In 2016, a Ukrainian prosecutor who was tasked with investigating Burisma Holdings for corruption was fired by the Ukrainian government. He was widely viewed as corrupt himself and the incident would receive little attention until former Vice President Biden spoke at a Council on Foreign Relations event about the subject.

In describing an exchange he had with the then-Ukranian president and prime minister, Biden said, “I looked at them and said, ‘I’m leaving in six hours. If the prosecutor is not fired, you’re not getting the money.’ Well, son of a b-tch. He got fired. And they put in place someone who was solid at the time.”

Biden had no idea his comments would lead to a theory that he had intervened to have the prosecutor fired to help a company paying his son Hunter. Eventually, allegations that the leading Democratic candidate for president may have been involved in a cover-up came up during President Donald Trump’s conversation with the Ukrainian president this past year, during a call in which the two leaders also talked about U.S. aid for Ukraine.

A whistleblower then came forward and alleged that the president’s request for an investigation into former Vice President Joe Biden and his son Hunter’s actions in Ukraine was tied to U.S. aid, which served as the catalyst for Democrats in the House to attempt to remove him from office.

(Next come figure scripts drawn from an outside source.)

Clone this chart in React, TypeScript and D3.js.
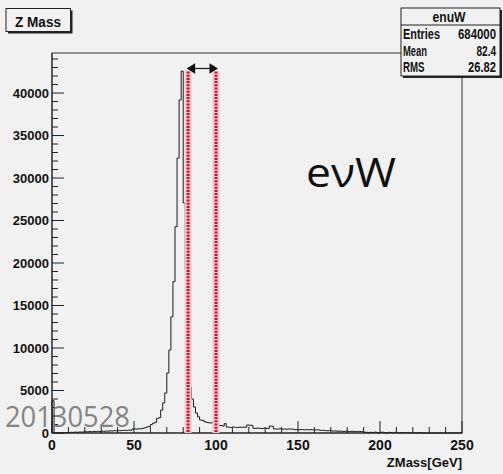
import React from "react";
import * as d3 from "d3";

// Z mass histogram, 200 bins of 1.25 GeV from 0 to 250 GeV
const binLow = 0;
const binHigh = 250;
const counts: number[] = [
  // 0 - 10 GeV
  3800, 20, 0, 30, 10, 40, 20, 50,
  // 10 - 20
  60, 90, 70, 110, 80, 120, 100, 130,
  // 20 - 30
  150, 120, 170, 140, 190, 160, 200, 180,
  // 30 - 40
  220, 190, 240, 210, 260, 230, 280, 250,
  // 40 - 48.75
  290, 270, 300, 320, 290, 340, 310,
  // 48.75 - 60
  470, 480, 460, 500, 490, 560, 620, 700, 760,
  // 60 - 70
  1000, 1150, 1250, 1700, 1800, 2700, 3530, 4700,
  // 70 - 80
  7060, 9760, 13680, 17800, 24270, 32350, 39180, 42580,
  // 80 - 90
  27060, 19180, 10500, 5400, 4000, 3060, 2350, 1900,
  // 90 - 100
  1530, 1500, 1350, 1250, 1200, 1180, 1250, 1150,
  // 100 - 106.25
  940, 900, 880, 820, 1100,
  // 106.25 - 118.75
  700, 680, 650, 700, 660, 640, 690, 650, 700, 670,
  // 118.75 - 122.5
  940, 920, 900,
  // 122.5 - 132.5
  560, 540, 580, 550, 520, 560, 540, 530,
  // 132.5 - 135
  820, 800,
  // 135 - 147.5
  480, 460, 470, 500, 450, 470, 440, 480, 460, 450,
  // 147.5 - 163.75
  400, 390, 380, 410, 390, 370, 400, 380, 390, 370, 360, 380, 350,
  // 163.75 - 176.25
  300, 320, 280, 260, 300, 240, 220, 250, 200, 230,
  // 176.25 - 190
  200, 180, 220, 190, 170, 210, 180, 160, 190, 170, 150,
  // 190 - 225
  100, 80, 0, 90, 60, 100, 70, 0, 80, 90, 50, 0, 70, 60, 0, 80, 40, 0, 60, 0,
  50, 30, 0, 40, 0, 20, 0, 30,
  // 225 - 250
  0, 0, 0, 0, 0, 0, 0, 0, 0, 0, 0, 0, 0, 0, 0, 0, 0, 0, 0, 0,
];

const xMajorTicks = [0, 50, 100, 150, 200, 250];
const yMajorTicks = [0, 5000, 10000, 15000, 20000, 25000, 30000, 35000, 40000];
const windowEdges = [83, 100];

const histName = "enuW";
const statLabels = ["Entries", "Mean", "RMS"];
const statValues = ["684000", "82.4", "26.82"];

const W = 503;
const H = 474;
const frame = { left: 52, right: 462, top: 53, bottom: 433 };
const bg = "#f1f1f1";
const rootFont = "'Liberation Sans', Arial, Helvetica, sans-serif";

export default function App() {
  const nBins = counts.length;
  const binW = (binHigh - binLow) / nBins;
  const yMax = 1.05 * (d3.max(counts) as number);

  const x = d3.scaleLinear().domain([binLow, binHigh]).range([frame.left, frame.right]);
  const y = d3.scaleLinear().domain([0, yMax]).range([frame.bottom, frame.top]);

  // step outline of the histogram
  const pts: [number, number][] = [[x(binLow), y(0)]];
  counts.forEach((c, i) => {
    const lo = binLow + i * binW;
    const hi = lo + binW;
    pts.push([x(lo), y(c)], [x(hi), y(c)]);
  });
  pts.push([x(binHigh), y(0)]);
  const histPath = d3.line()(pts) as string;

  const xMinor = d3.range(binLow, binHigh + 0.001, 10);
  const yMinor = d3.range(0, yMax, 1000);

  const tickMajor = 12;
  const tickMinor = 6;

  const arrowY = 68.5;
  const xa = x(windowEdges[0]) - 1.5;
  const xb = x(windowEdges[1]) + 2;

  return (
    <svg
      width={W}
      height={H}
      viewBox={`0 0 ${W} ${H}`}
      style={{ position: "absolute", left: 0, top: 0, background: bg }}
    >
      <rect x={0} y={0} width={W} height={H} fill={bg} />

      {/* frame */}
      <rect
        x={frame.left}
        y={frame.top}
        width={frame.right - frame.left}
        height={frame.bottom - frame.top}
        fill="none"
        stroke="#333"
        strokeWidth={1}
      />

      {/* histogram */}
      <path d={histPath} fill="none" stroke="#1a1a1a" strokeWidth={1} />

      {/* x axis ticks */}
      {xMinor.map((v) => {
        const major = xMajorTicks.includes(v);
        return (
          <line
            key={`xt${v}`}
            x1={x(v)}
            x2={x(v)}
            y1={frame.bottom}
            y2={frame.bottom - (major ? tickMajor : tickMinor)}
            stroke="#222"
            strokeWidth={1}
          />
        );
      })}
      {/* y axis ticks */}
      {yMinor.map((v) => {
        const major = yMajorTicks.includes(v);
        return (
          <line
            key={`yt${v}`}
            x1={frame.left}
            x2={frame.left + (major ? tickMajor : tickMinor)}
            y1={y(v)}
            y2={y(v)}
            stroke="#222"
            strokeWidth={1}
          />
        );
      })}
      <line x1={frame.left} x2={frame.right} y1={frame.bottom} y2={frame.bottom} stroke="#222" />
      <line x1={frame.left} x2={frame.left} y1={frame.top} y2={frame.bottom} stroke="#222" />

      {/* tick labels */}
      {yMajorTicks.map((v) => (
        <text
          key={`yl${v}`}
          x={frame.left - 3}
          y={y(v)}
          dy="0.36em"
          textAnchor="end"
          fontFamily={rootFont}
          fontWeight="bold"
          fontSize={13}
          fill="#111"
        >
          {v}
        </text>
      ))}
      {xMajorTicks.map((v) => (
        <text
          key={`xl${v}`}
          x={x(v)}
          y={450}
          textAnchor="middle"
          fontFamily={rootFont}
          fontWeight="bold"
          fontSize={14}
          fill="#111"
        >
          {v}
        </text>
      ))}
      <text
        x={frame.right}
        y={467}
        textAnchor="end"
        fontFamily={rootFont}
        fontWeight="bold"
        fontSize={13}
        fill="#111"
      >
        ZMass[GeV]
      </text>

      {/* mass window */}
      {windowEdges.map((v) => (
        <g key={`w${v}`}>
          <line x1={x(v)} x2={x(v)} y1={71.5} y2={frame.bottom} stroke="#f4c6cc" strokeWidth={7} />
          <line
            x1={x(v)}
            x2={x(v)}
            y1={71.5}
            y2={frame.bottom}
            stroke="#c8102e"
            strokeWidth={3}
            strokeDasharray="2 1.2"
          />
        </g>
      ))}
      <line x1={xa + 8} x2={xb - 8} y1={arrowY} y2={arrowY} stroke="#222" strokeWidth={1.3} />
      <path d={`M${xa},${arrowY} L${xa + 8.5},${arrowY - 5.3} L${xa + 8.5},${arrowY + 5.3} Z`} fill="#111" />
      <path d={`M${xb},${arrowY} L${xb - 8.5},${arrowY - 5.3} L${xb - 8.5},${arrowY + 5.3} Z`} fill="#111" />

      {/* process label */}
      <text
        x={306}
        y={187}
        fontFamily="'Open Sans', 'Noto Sans', sans-serif"
        fontSize={40}
        fill="#111"
        textLength={90}
        lengthAdjust="spacingAndGlyphs"
      >
        eνW
      </text>

      {/* date stamp */}
      <text
        x={5}
        y={427}
        fontFamily="'Open Sans', 'Noto Sans', sans-serif"
        fontSize={30}
        fill="#858585"
        textLength={125}
        lengthAdjust="spacingAndGlyphs"
      >
        20130528
      </text>

      {/* title box */}
      <rect x={8} y={10.5} width={64.5} height={23} fill="#222" />
      <rect x={6} y={8.5} width={64.5} height={23} fill={bg} stroke="#222" strokeWidth={1} />
      <text
        x={15}
        y={26.5}
        fontFamily={rootFont}
        fontWeight="bold"
        fontSize={15}
        fill="#111"
        textLength={46}
        lengthAdjust="spacingAndGlyphs"
      >
        Z Mass
      </text>

      {/* statistics box */}
      <rect x={403} y={10} width={99} height={68} fill="#222" />
      <rect x={401} y={8} width={99} height={68} fill={bg} stroke="#222" strokeWidth={1} />
      <line x1={401} x2={500} y1={25} y2={25} stroke="#222" strokeWidth={1} />
      <text
        x={449}
        y={22}
        textAnchor="middle"
        fontFamily={rootFont}
        fontWeight="bold"
        fontSize={14}
        fill="#111"
        textLength={33}
        lengthAdjust="spacingAndGlyphs"
      >
        {histName}
      </text>
      {statLabels.map((lab, i) => (
        <text
          key={lab}
          x={403}
          y={39 + i * 16.5}
          fontFamily={rootFont}
          fontWeight="bold"
          fontSize={14}
          fill="#111"
          textLength={[37, 24, 21.5][i]}
          lengthAdjust="spacingAndGlyphs"
        >
          {lab}
        </text>
      ))}
      {statValues.map((val, i) => (
        <text
          key={val}
          x={496}
          y={39 + i * 16.5}
          textAnchor="end"
          fontFamily={rootFont}
          fontWeight="bold"
          fontSize={14}
          fill="#111"
          textLength={[38, 19.5, 28][i]}
          lengthAdjust="spacingAndGlyphs"
        >
          {val}
        </text>
      ))}
    </svg>
  );
}
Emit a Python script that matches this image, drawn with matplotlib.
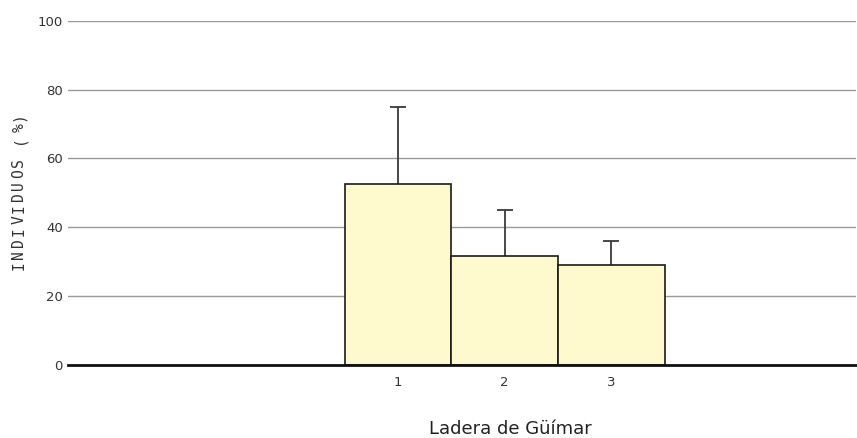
import matplotlib
matplotlib.use("Agg")
import matplotlib.pyplot as plt

categories = ["1", "2", "3"]
positions = [1, 2, 3]
means = [52.6, 31.8, 29.0]
err_upper = [22.2, 13.3, 7.0]
yticks = [0, 20, 40, 60, 80, 100]
xlabel = "Ladera de Güímar"
ylabel = "INDIVIDUOS (%)"

W, H = 857, 438
fig = plt.figure(figsize=(W / 100, H / 100), dpi=100)
ax = fig.add_axes([68.3 / W, 73 / H, (856 - 68.3) / W, (417.3 - 73) / H])

ax.set_xlim(-2.093, 5.296)
ax.set_ylim(0, 100)

for y in yticks[1:]:
    ax.axhline(y, color="#9a9a9a", lw=1.0, zorder=0)

ax.bar(positions, means, width=1.0, color="#FFFACD", edgecolor="#1a1a1a",
       linewidth=1.2, zorder=2)
tops = [m + e for m, e in zip(means, err_upper)]
ax.vlines(positions, means, tops, color="#3a3a3a", lw=1.3, zorder=1)
ax.plot(positions, tops, ls="none", marker="_", markersize=11.5,
        markeredgewidth=1.3, color="#3a3a3a", zorder=1)

for s in ["top", "right", "left"]:
    ax.spines[s].set_visible(False)
ax.spines["bottom"].set_color("#111111")
ax.spines["bottom"].set_linewidth(2.0)
ax.spines["bottom"].set_zorder(3)

ax.set_yticks(yticks)
ax.set_yticklabels([str(v) for v in yticks])
ax.set_xticks(positions)
ax.set_xticklabels(categories)
ax.tick_params(axis="y", length=0, pad=4, labelsize=9.5, labelcolor="#333333")
ax.tick_params(axis="x", length=0, pad=8, labelsize=9.5, labelcolor="#333333")

fig.text(510.5 / W, 1 - 428.5 / H, xlabel, ha="center", va="center",
         fontsize=13, color="#222222", family="DejaVu Sans")

# letter-spaced vertical y label
for i, ch in enumerate(ylabel):
    ypix = 266 - i * 11.5
    fig.text(19 / W, 1 - ypix / H, ch, rotation=90, ha="center", va="center",
             fontsize=10.5, color="#333333", family="DejaVu Sans Mono")

fig.savefig("out.png", dpi=100)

The United States and her Western allies have been engaged in reactive opposition to Russian actions across the globe for far too long. While modern-day Russia is a shadow of its former Soviet self, it is clear that Putin has become more emboldened and more brazen. The United States must re-establish the deterrence that has been lost over the past decade to prevent additional Russian attempts to undermine our democratic institutions and sow discord in our society.

Additionally, NATO must understand Russia’s opposition to membership expansion to former Soviet states along Russia’s borders and be prepared to deal with Russian aggression or deter it before it happens, or Russia will continue to think NATO weak and ineffective. Whether the alliance is capable or has the political will to do so is an entirely different question.